CSC 9010: Natural Language Processing
Spring, 2005, Thurs, 6:15-9:00
Dr. Mary-Angela Papalaskari
Dr. Paula Matuszek
Homework 5: N-Grams
Due Feb 24, 6:15PM.
Complete exercise 6.4, pages 232-233 in the text, using the NLTK.
In other words:
You will probably also want to include some utilities to help you answer the questions, such as printing out the most common bigrams, the total # of unigrams and bigrams, etc.
You can ignore smoothing.
- Identify two small corpora of (hopefully stylistically different) text.
- Calculate unigram and bigram frequencies. (Tutorial 3 shows how to do this.)
- Normalize the bigram table as shown by equation 6.11 in the text.
- Compare the bigram stats for your two corpora, answering the questions on p.233.
Some possible sources of text to process:
- The Gutenberg Project: www.gutenberg.org.

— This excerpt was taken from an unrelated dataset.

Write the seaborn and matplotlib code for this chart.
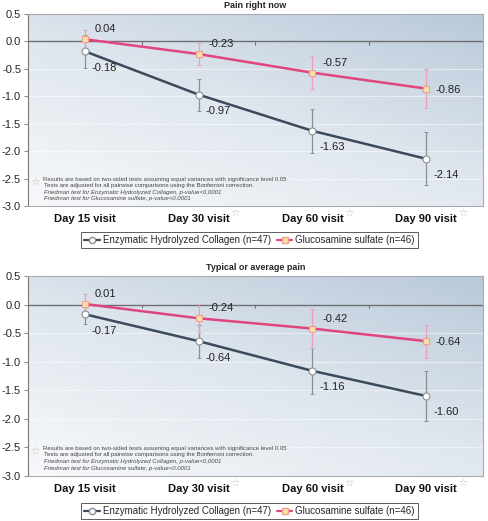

More than 13,000 public-domain books in many subjects and languages.
- The Baen Webscription Free Books: www.webscription.org/free.
Several dozen science fiction and fantasy novels by various authors.
- Google Groups: groups-beta.google.com.
News groups on topics ranging from artificial inelligence to zippo.
- And of course, the corpora from the NLTK data.